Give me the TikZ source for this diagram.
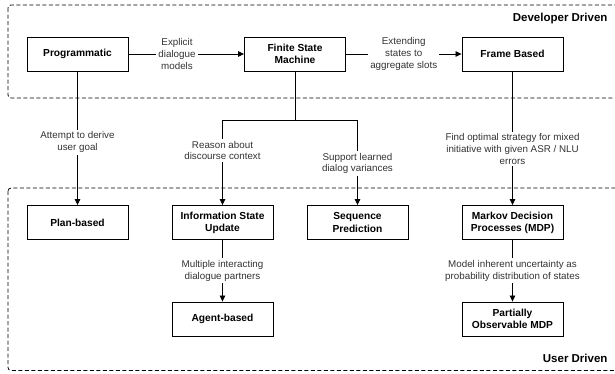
\documentclass[tikz,border=0pt]{standalone}
\usepackage{fontspec}
\setmainfont{Liberation Sans}
\usetikzlibrary{arrows.meta}

\tikzset{
  stage/.style={draw, line width=0.9pt, minimum width=101pt, minimum height=34pt,
    align=center, inner sep=2pt, font=\bfseries\fontsize{10.2}{12.2}\selectfont},
  lbl/.style={fill=white, align=center, inner sep=2pt, text=black!80,
    font=\fontsize{9.8}{11.7}\selectfont},
  flow/.style={line width=0.8pt, -{Triangle[length=6pt,width=5.5pt]}},
  region/.style={line width=0.8pt, rounded corners=3pt, dash pattern=on 4pt off 2.5pt},
  tag/.style={anchor=east, font=\bfseries\fontsize{11.5}{13}\selectfont}
}

\begin{document}
\begin{tikzpicture}[x=1pt, y=-1pt]
        \clip (0,0) rectangle (615,373);

        % Dashed regions
        \draw[region] (8,5) rectangle (630,98);
        \draw[region] (8,188) rectangle (630,370.5);
        \node[tag] (dev) at (611,19) {Developer Driven};
        \node[tag] (usr) at (611,358) {User Driven};

        % Developer driven approaches
        \node[stage] (prog) at (77.5,54) {Programmatic};
        \node[stage] (fsm) at (295,54) {Finite State\\Machine};
        \node[stage] (frame) at (512.5,54) {Frame Based};

        % User driven approaches
        \node[stage] (plan) at (77.5,222.5) {Plan-based};
        \node[stage] (isu) at (222.5,222.5) {Information State\\Update};
        \node[stage] (seq) at (357.5,222.5) {Sequence\\Prediction};
        \node[stage] (mdp) at (512.5,222.5) {Markov Decision\\Processes (MDP)};
        \node[stage] (agent) at (222.5,319) {Agent-based};
        \node[stage] (pomdp) at (512.5,319) {Partially\\Observable MDP};

        % Connections
        \draw[flow] (prog) -- node[lbl, pos=0.42] {Explicit\\dialogue\\models} (fsm);
        \draw[flow] (fsm) -- node[lbl] {Extending\\states to\\aggregate slots} (frame);
        \draw[flow] (prog) -- node[lbl, pos=0.53] {Attempt to derive\\user goal} (plan);

        \coordinate (split) at (295,120);
        \draw[line width=0.8pt] (fsm) -- (split);
        \draw[flow] (split) -- (split -| isu) -- node[lbl, pos=0.36] {Reason about\\discourse context} (isu);
        \draw[flow] (split) -- (split -| seq) -- node[lbl, pos=0.51] {Support learned\\dialog variances} (seq);

        \draw[flow] (frame) -- node[lbl, pos=0.58] {Find optimal strategy for mixed\\initiative with given ASR / NLU\\errors} (mdp);
        \draw[flow] (isu) -- node[lbl] {Multiple interacting\\dialogue partners} (agent);
        \draw[flow] (mdp) -- node[lbl] {Model inherent uncertainty as\\probability distribution of states} (pomdp);
    \end{tikzpicture}
\end{document}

------------------------------------------------------------------------

## DESCRIPTION OF THE TASK
Leave out the pictures and repeat exactly the lines from the start of the material through the line that contains "-- node[lbl, pos=0.53]", both included.

## ANSWER IN FULL
Give me the TikZ source for this diagram.
\documentclass[tikz,border=0pt]{standalone}
\usepackage{fontspec}
\setmainfont{Liberation Sans}
\usetikzlibrary{arrows.meta}

\tikzset{
  stage/.style={draw, line width=0.9pt, minimum width=101pt, minimum height=34pt,
    align=center, inner sep=2pt, font=\bfseries\fontsize{10.2}{12.2}\selectfont},
  lbl/.style={fill=white, align=center, inner sep=2pt, text=black!80,
    font=\fontsize{9.8}{11.7}\selectfont},
  flow/.style={line width=0.8pt, -{Triangle[length=6pt,width=5.5pt]}},
  region/.style={line width=0.8pt, rounded corners=3pt, dash pattern=on 4pt off 2.5pt},
  tag/.style={anchor=east, font=\bfseries\fontsize{11.5}{13}\selectfont}
}

\begin{document}
\begin{tikzpicture}[x=1pt, y=-1pt]
        \clip (0,0) rectangle (615,373);

        % Dashed regions
        \draw[region] (8,5) rectangle (630,98);
        \draw[region] (8,188) rectangle (630,370.5);
        \node[tag] (dev) at (611,19) {Developer Driven};
        \node[tag] (usr) at (611,358) {User Driven};

        % Developer driven approaches
        \node[stage] (prog) at (77.5,54) {Programmatic};
        \node[stage] (fsm) at (295,54) {Finite State\\Machine};
        \node[stage] (frame) at (512.5,54) {Frame Based};

        % User driven approaches
        \node[stage] (plan) at (77.5,222.5) {Plan-based};
        \node[stage] (isu) at (222.5,222.5) {Information State\\Update};
        \node[stage] (seq) at (357.5,222.5) {Sequence\\Prediction};
        \node[stage] (mdp) at (512.5,222.5) {Markov Decision\\Processes (MDP)};
        \node[stage] (agent) at (222.5,319) {Agent-based};
        \node[stage] (pomdp) at (512.5,319) {Partially\\Observable MDP};

        % Connections
        \draw[flow] (prog) -- node[lbl, pos=0.42] {Explicit\\dialogue\\models} (fsm);
        \draw[flow] (fsm) -- node[lbl] {Extending\\states to\\aggregate slots} (frame);
        \draw[flow] (prog) -- node[lbl, pos=0.53] {Attempt to derive\\user goal} (plan);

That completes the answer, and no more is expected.